### [Charts and diagrams as code]
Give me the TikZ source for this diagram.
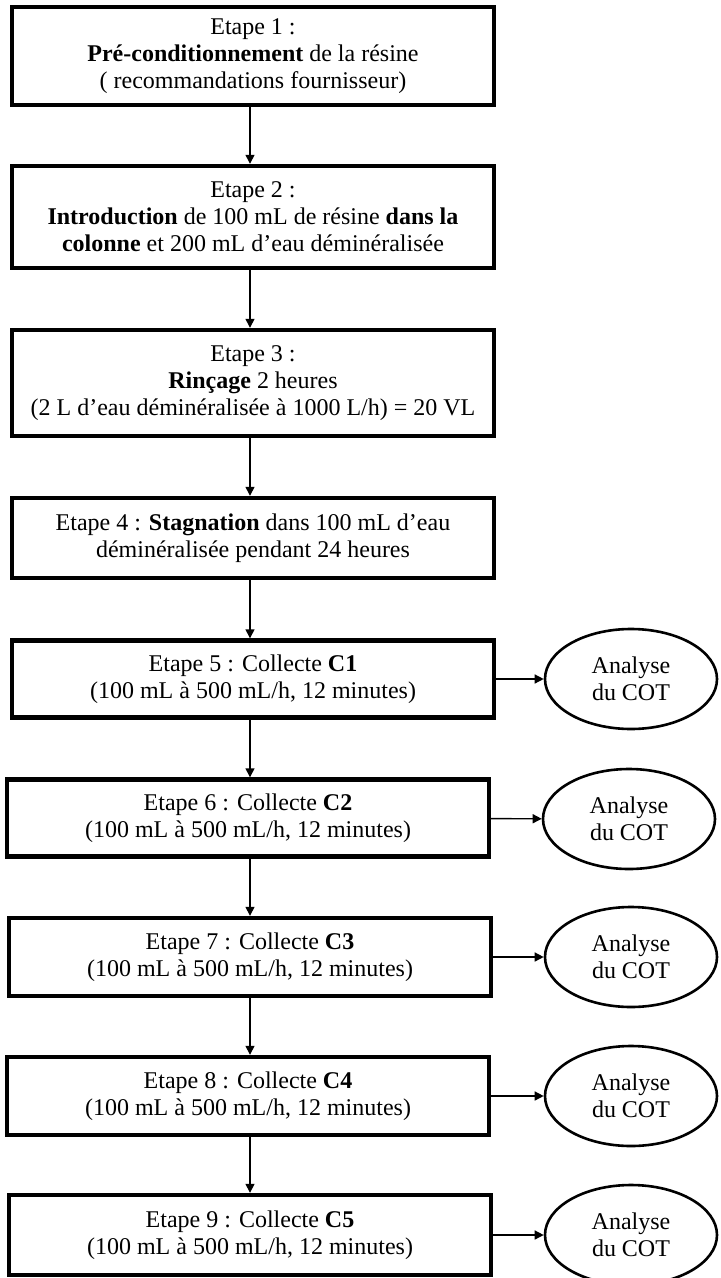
\documentclass[tikz,border=0pt]{standalone}
\usepackage{fontspec}
\setmainfont{Liberation Serif}
\usetikzlibrary{shapes,arrows.meta,positioning}

\begin{document}
\begin{tikzpicture}[x=0.5pt,y=-0.5pt,
  etape/.style={draw,rectangle,line width=2.2pt,minimum width=241pt,align=center,inner sep=2pt,font=\fontsize{12}{13.5}\selectfont},
  analyse/.style={draw,ellipse,line width=1.3pt,minimum width=86pt,minimum height=50pt,align=center,inner sep=0pt,font=\fontsize{12}{13.5}\selectfont},
  flow/.style={line width=0.7pt,-{Triangle[length=4.5pt,width=4.5pt]}}]
\useasboundingbox (0,0) rectangle (720,1278);

% Preparation de la colonne
\node[etape,minimum height=49pt] (step1) at (253,56) {Etape 1 :\\ \textbf{Pré-conditionnement} de la résine\\ ( recommandations fournisseur)};
\node[etape,minimum height=51pt] (step2) at (253,217) {Etape 2 :\\ \textbf{Introduction} de 100 mL de résine \textbf{dans la}\\ \textbf{colonne} et 200 mL d’eau déminéralisée};
\node[etape,minimum height=53pt] (step3) at (253,383) {Etape 3 :\\ \textbf{Rinçage} 2 heures\\ (2 L d’eau déminéralisée à 1000 L/h) = 20 VL};
\node[etape,minimum height=40pt] (step4) at (253,538) {Etape 4 : \textbf{Stagnation} dans 100 mL d’eau\\ déminéralisée pendant 24 heures};

% Collectes
\node[etape,minimum height=38.5pt] (step5) at (253,679) {Etape 5 : Collecte \textbf{C1}\\ (100 mL à 500 mL/h, 12 minutes)};
\node[etape,minimum height=38.5pt] (step6) at (248,818) {Etape 6 : Collecte \textbf{C2}\\ (100 mL à 500 mL/h, 12 minutes)};
\node[etape,minimum height=39pt] (step7) at (250,957) {Etape 7 : Collecte \textbf{C3}\\ (100 mL à 500 mL/h, 12 minutes)};
\node[etape,minimum height=39pt] (step8) at (248,1096) {Etape 8 : Collecte \textbf{C4}\\ (100 mL à 500 mL/h, 12 minutes)};
\node[etape,minimum height=40pt] (step9) at (250,1235) {Etape 9 : Collecte \textbf{C5}\\ (100 mL à 500 mL/h, 12 minutes)};

% Analyses
\node[analyse] (cot5) at (631,679) {Analyse\\ du COT};
\node[analyse] (cot6) at (629,819) {Analyse\\ du COT};
\node[analyse] (cot7) at (631,957) {Analyse\\ du COT};
\node[analyse] (cot8) at (631,1096) {Analyse\\ du COT};
\node[analyse] (cot9) at (631,1235) {Analyse\\ du COT};

% Fleches
\draw[flow] (step1.south -| step9.north) -- (step2.north -| step9.north);
\draw[flow] (step2.south -| step9.north) -- (step3.north -| step9.north);
\draw[flow] (step3.south -| step9.north) -- (step4.north -| step9.north);
\draw[flow] (step4.south -| step9.north) -- (step5.north -| step9.north);
\draw[flow] (step5.south -| step9.north) -- (step6.north -| step9.north);
\draw[flow] (step6.south -| step9.north) -- (step7.north -| step9.north);
\draw[flow] (step7.south -| step9.north) -- (step8.north -| step9.north);
\draw[flow] (step8.south -| step9.north) -- (step9.north);

\draw[flow] (step5) -- (cot5);
\draw[flow] (step6) -- (cot6);
\draw[flow] (step7) -- (cot7);
\draw[flow] (step8) -- (cot8);
\draw[flow] (step9) -- (cot9);
\end{tikzpicture}
\end{document}
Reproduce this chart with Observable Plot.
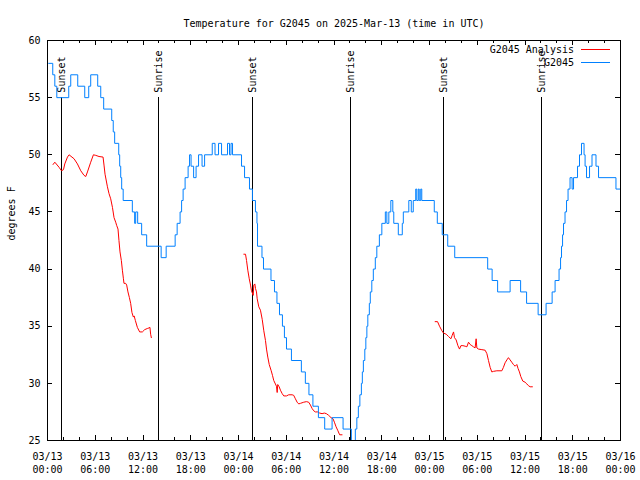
<!DOCTYPE html>
<html>
<head>
<meta charset="utf-8">
<script src="https://cdn.jsdelivr.net/npm/d3@7"></script>
<script src="https://cdn.jsdelivr.net/npm/@observablehq/plot@0.6"></script>
<style>
  html, body { margin: 0; padding: 0; background: #fff; }
  #wrap { position: relative; width: 640px; height: 480px; }
  #legend { position: absolute; left: 0; top: 0; pointer-events: none; }
  text { font-family: "DejaVu Sans Mono", monospace; }
</style>
</head>
<body>
<div id="wrap"></div>
<script>
// ---- data (hours after 2025-03-13 00:00 UTC, degrees F) ----
const titleText = "Temperature for G2045 on 2025-Mar-13 (time in UTC)";
const yLabel = "degrees F";
const seriesNames = ["G2045 Analysis", "G2045"];
const seriesColors = ["#ff0000", "#0080ff"];

const g2045Obs = [
  [0.15,58],[0.66,57],[0.92,56],[1.17,55],[2.67,56],[2.92,57],[3.80,56],[4.68,55],[5.18,56],[5.43,57],
  [6.31,56],[6.69,55],[7.06,54],[8.07,53],[8.26,52],[8.44,51],[8.95,50],[9.07,49],[9.20,48],[9.32,47],
  [9.51,46],[10.66,45],[10.95,44],[11.08,45],[11.33,44],[11.83,43],[12.46,42],[14.28,41],[14.91,42],[16.04,43],
  [16.29,44],[16.66,45],[16.85,46],[17.04,47],[17.29,48],[17.67,49],[17.85,50],[18.04,49],[18.36,48],[18.67,49],
  [18.98,50],[19.42,49],[19.74,50],[20.70,51],[21.05,50],[21.49,51],[21.87,50],[22.62,51],[22.87,50],[23.06,51],
  [23.25,50],[24.38,49],[24.76,48],[25.38,47],[25.75,46],[26.13,45],[26.32,44],[26.39,42],[26.95,41],[27.14,40],
  [28.08,39],[28.52,38],[28.83,37],[29.15,36],[29.52,35],[29.77,34],[30.03,33],[30.65,32],[31.90,31],[32.40,30],
  [32.85,29],[33.35,28],[34.04,27],[34.83,26],[35.76,27],[37.14,26],[38.18,25],[38.68,26],[38.87,27],[39.06,28],
  [39.25,29],[39.44,30],[39.56,31],[39.69,32],[39.87,33],[40.00,34],[40.13,35],[40.25,36],[40.44,37],[40.56,38],
  [40.75,39],[40.94,40],[41.19,41],[41.38,42],[41.70,43],[42.01,44],[42.45,45],[42.64,44],[42.89,45],[43.14,46],
  [43.39,45],[43.51,44],[44.08,43],[44.58,44],[44.71,45],[45.40,46],[45.71,45],[45.96,46],[46.27,47],[46.40,46],
  [46.59,47],[46.71,46],[46.90,47],[47.03,46],[48.60,45],[48.98,44],[49.60,43],[50.29,42],[51.17,41],[55.31,40],
  [55.87,39],[56.56,38],[58.13,39],[59.45,38],[60.20,37],[61.65,36],[62.65,37],[63.41,38],[63.78,39],[64.28,40],
  [64.47,41],[64.59,42],[64.72,43],[64.84,44],[65.03,45],[65.22,46],[65.41,47],[65.66,48],[65.92,47],[66.10,48],
  [66.60,49],[66.85,50],[67.10,51],[67.42,50],[67.55,49],[67.73,48],[68.11,49],[68.42,50],[68.92,49],[69.24,48],
  [71.43,47],[72.0,47]
];

const analysisDay1 = [
  [0.70,49.15],[0.92,49.35],[1.46,48.9],[1.76,48.6],[2.01,48.7],[2.17,49.2],[2.51,49.8],[2.71,50.0],[3.34,49.65],
  [3.76,49.2],[4.18,48.6],[4.59,48.2],[4.81,48.1],[5.02,48.5],[5.43,49.35],[5.77,50.0],[6.06,49.95],[6.47,49.85],
  [6.98,49.8],[7.10,49.1],[7.23,48.3],[7.53,47.2],[7.73,46.6],[7.94,46.15],[8.16,45.4],[8.36,44.5],[8.57,44.1],
  [8.70,43.8],[8.86,43.5],[8.98,42.5],[9.11,41.5],[9.28,40.75],[9.41,39.9],[9.54,39.15],[9.61,38.75],[9.82,38.75],
  [9.95,38.6],[10.11,38.0],[10.29,37.5],[10.45,37.0],[10.61,36.2],[10.79,35.8],[10.89,35.9],[11.04,35.5],
  [11.29,34.9],[11.58,34.5],[11.92,34.5],[12.21,34.7],[12.54,34.8],[12.75,34.85],[12.87,34.9],[12.96,34.3],[13.05,34.0]
];
const analysisDay2 = [
  [24.67,41.3],[24.88,41.3],[25.01,40.75],[25.17,39.9],[25.35,39.15],[25.51,38.6],[25.63,38.1],[25.85,37.7],
  [25.92,38.6],[26.05,38.7],[26.14,38.3],[26.26,38.0],[26.35,37.4],[26.55,36.7],[26.76,36.4],[26.98,35.6],
  [27.18,34.6],[27.39,33.75],[27.52,33.0],[27.68,32.3],[27.86,31.65],[28.11,31.1],[28.27,30.7],[28.43,30.25],
  [28.77,29.75],[28.86,29.2],[28.93,29.9],[29.11,29.7],[29.27,29.4],[29.49,29.1],[29.69,28.9],[30.03,28.9],
  [30.31,29.0],[30.74,29.0],[30.94,28.95],[31.15,28.65],[31.37,28.35],[31.57,28.2],[31.78,28.25],[32.20,28.35],
  [32.53,28.4],[32.82,28.35],[33.04,28.1],[33.25,27.8],[33.45,27.6],[33.66,27.5],[33.95,27.5],[34.20,27.4],
  [34.50,27.35],[34.79,27.4],[35.04,27.35],[35.33,27.2],[35.63,27.0],[35.88,26.9],[36.05,26.6],[36.26,26.2],
  [36.46,25.9],[36.71,25.5],[37.01,25.5]
];
const analysisDay3 = [
  [48.71,35.4],[49.01,35.4],[49.26,35.0],[49.56,34.6],[49.76,34.4],[50.10,34.3],[50.39,34.1],[50.69,33.9],
  [50.85,34.2],[51.02,34.5],[51.14,34.0],[51.35,33.8],[51.57,33.3],[51.77,33.0],[51.95,33.3],[52.20,33.3],
  [52.48,33.25],[52.70,33.2],[52.90,33.6],[53.11,33.4],[53.32,33.3],[53.52,33.2],[53.73,33.1],[53.86,33.9],
  [53.95,33.1],[54.15,33.0],[54.58,32.95],[54.99,32.9],[55.21,32.6],[55.41,32.0],[55.62,31.4],[55.83,31.0],
  [56.04,31.05],[56.46,31.1],[57.09,31.1],[57.29,31.4],[57.50,31.8],[57.72,32.05],[57.92,32.25],[58.13,32.05],
  [58.34,31.85],[58.54,31.65],[58.76,31.5],[58.97,31.65],[59.13,31.3],[59.30,31.0],[59.47,30.6],[59.72,30.2],
  [60.01,30.1],[60.23,29.95],[60.43,29.8],[60.64,29.7],[60.93,29.7]
];

const sunHours = [1.76, 14.0, 25.80, 38.09, 49.76, 62.06];
const sunLabels = ["Sunset", "Sunrise", "Sunset", "Sunrise", "Sunset", "Sunrise"];
const sunLabelTemp = 55;
const yTicks = [25, 30, 35, 40, 45, 50, 55, 60];
const yDomain = [25, 60];

// ---- build ----
const t0 = Date.UTC(2025, 2, 13);
const toDate = h => new Date(t0 + h * 3600e3);
const xDomain = [toDate(0), toDate(72)];
const obs = g2045Obs.map(([h, v]) => ({t: toDate(h), v}));
const ana = [analysisDay1, analysisDay2, analysisDay3].flatMap((seg, i) =>
  seg.map(([h, v]) => ({t: toDate(h), v, seg: i})));
const sun = sunHours.map((h, i) => ({t: toDate(h), label: sunLabels[i]}));
const majorX = d3.utcHour.every(6).range(xDomain[0], new Date(+xDomain[1] + 1));
const minorX = d3.utcHour.every(2).range(xDomain[0], new Date(+xDomain[1] + 1));

const W = 640, H = 480, mL = 47, mR = 20, mT = 40, mB = 40;
const pw = W - mL - mR, ph = H - mT - mB;
const fmt = d3.utcFormat("%m/%d\n%H:%M");

const chart = Plot.plot({
  width: W, height: H,
  marginLeft: mL, marginRight: mR, marginTop: mT, marginBottom: mB,
  style: {fontFamily: "DejaVu Sans Mono, monospace", fontSize: "10px", background: "#fff", color: "#000"},
  x: {type: "utc", domain: xDomain},
  y: {domain: yDomain},
  marks: [
    // sunrise / sunset markers
    Plot.ruleX(sun, {x: "t", y1: yDomain[0], y2: sunLabelTemp, stroke: "#000", strokeWidth: 1, shapeRendering: "crispEdges"}),
    Plot.text(sun, {x: "t", y: () => sunLabelTemp, text: "label", rotate: -90, textAnchor: "start", lineAnchor: "middle", dy: -5, fill: "#000"}),
    // series
    Plot.line(ana, {x: "t", y: "v", z: "seg", stroke: seriesColors[0], strokeWidth: 1}),
    Plot.line(obs, {x: "t", y: "v", stroke: seriesColors[1], strokeWidth: 1, curve: "step-after"}),
    // inward ticks on all sides
    Plot.ruleX(minorX, {x: d => d, insetTop: ph - 3, stroke: "#000", shapeRendering: "crispEdges"}),
    Plot.ruleX(minorX, {x: d => d, insetBottom: ph - 3, stroke: "#000", shapeRendering: "crispEdges"}),
    Plot.ruleX(majorX, {x: d => d, insetTop: ph - 5, stroke: "#000", shapeRendering: "crispEdges"}),
    Plot.ruleX(majorX, {x: d => d, insetBottom: ph - 5, stroke: "#000", shapeRendering: "crispEdges"}),
    Plot.ruleY(yTicks, {y: d => d, insetRight: pw - 5, stroke: "#000", shapeRendering: "crispEdges"}),
    Plot.ruleY(yTicks, {y: d => d, insetLeft: pw - 5, stroke: "#000", shapeRendering: "crispEdges"}),
    Plot.frame({stroke: "#000", strokeWidth: 1, shapeRendering: "crispEdges"}),
    // axis labels
    Plot.axisX({ticks: majorX, tickFormat: fmt, tickSize: 0, tickPadding: 11, lineHeight: 1.25, label: null, fill: "#000"}),
    Plot.axisY({ticks: yTicks, tickSize: 0, tickPadding: 7, label: null, fill: "#000"}),
    Plot.text([yLabel], {frameAnchor: "left", rotate: -90, dx: -36, text: d => d, fill: "#000"}),
    Plot.text([titleText], {frameAnchor: "top", dy: -21, text: d => d, fill: "#000"})
  ]
});
const wrap = document.getElementById("wrap");
wrap.appendChild(chart);

// legend (top-right, inside frame)
const ns = "http://www.w3.org/2000/svg";
const leg = document.createElementNS(ns, "svg");
leg.setAttribute("id", "legend");
leg.setAttribute("width", W);
leg.setAttribute("height", H);
seriesNames.forEach((name, i) => {
  const cy = 49.5 + i * 12.5;
  const t = document.createElementNS(ns, "text");
  t.setAttribute("x", 574);
  t.setAttribute("y", cy);
  t.setAttribute("dy", "0.35em");
  t.setAttribute("text-anchor", "end");
  t.setAttribute("font-size", "10px");
  t.setAttribute("fill", "#000");
  t.textContent = name;
  leg.appendChild(t);
  const l = document.createElementNS(ns, "line");
  l.setAttribute("x1", 581); l.setAttribute("x2", 610);
  l.setAttribute("y1", cy); l.setAttribute("y2", cy);
  l.setAttribute("stroke", seriesColors[i]);
  l.setAttribute("stroke-width", 1);
  l.setAttribute("shape-rendering", "crispEdges");
  leg.appendChild(l);
});
wrap.appendChild(leg);
</script>
</body>
</html>
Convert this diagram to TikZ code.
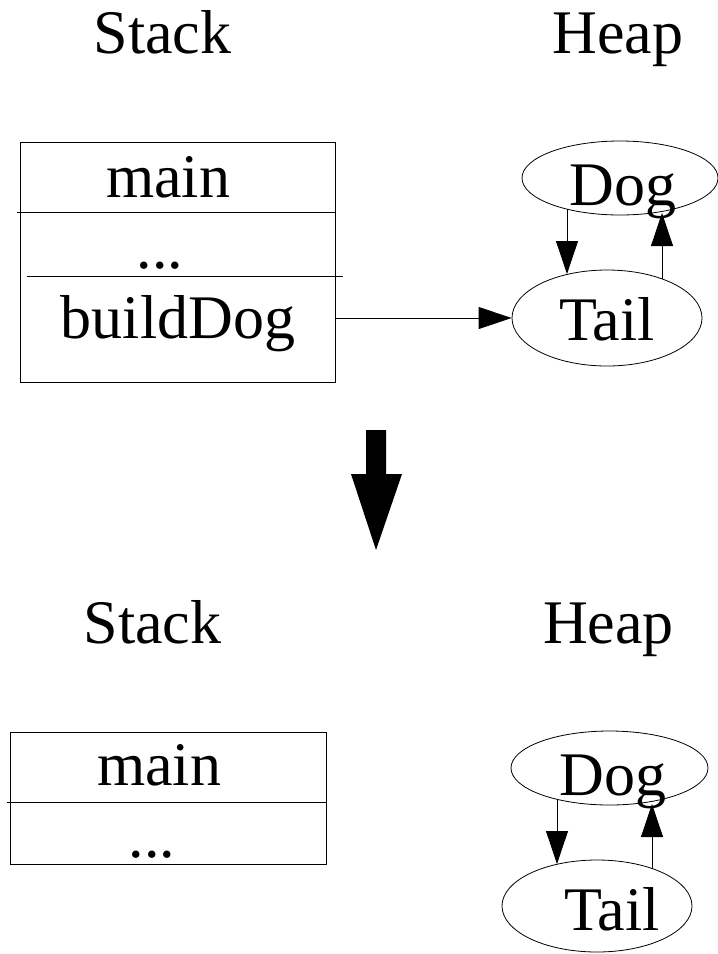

### [Challenge]
Repeat, word for word and with no pictures, only the lines running from the beginning of the data to the line that contains "(0,0) rectangle (720,1278);".

### [Finished exercise]
Give me the TikZ source for this diagram.
\documentclass[tikz,border=0pt]{standalone}
\usepackage{fontspec}
\setmainfont{Liberation Serif}
\usetikzlibrary{shapes,arrows.meta,positioning}

\begin{document}
\begin{tikzpicture}[x=0.5pt,y=-0.5pt,
  etape/.style={draw,rectangle,line width=2.2pt,minimum width=241pt,align=center,inner sep=2pt,font=\fontsize{12}{13.5}\selectfont},
  analyse/.style={draw,ellipse,line width=1.3pt,minimum width=86pt,minimum height=50pt,align=center,inner sep=0pt,font=\fontsize{12}{13.5}\selectfont},
  flow/.style={line width=0.7pt,-{Triangle[length=4.5pt,width=4.5pt]}}]
\useasboundingbox (0,0) rectangle (720,1278);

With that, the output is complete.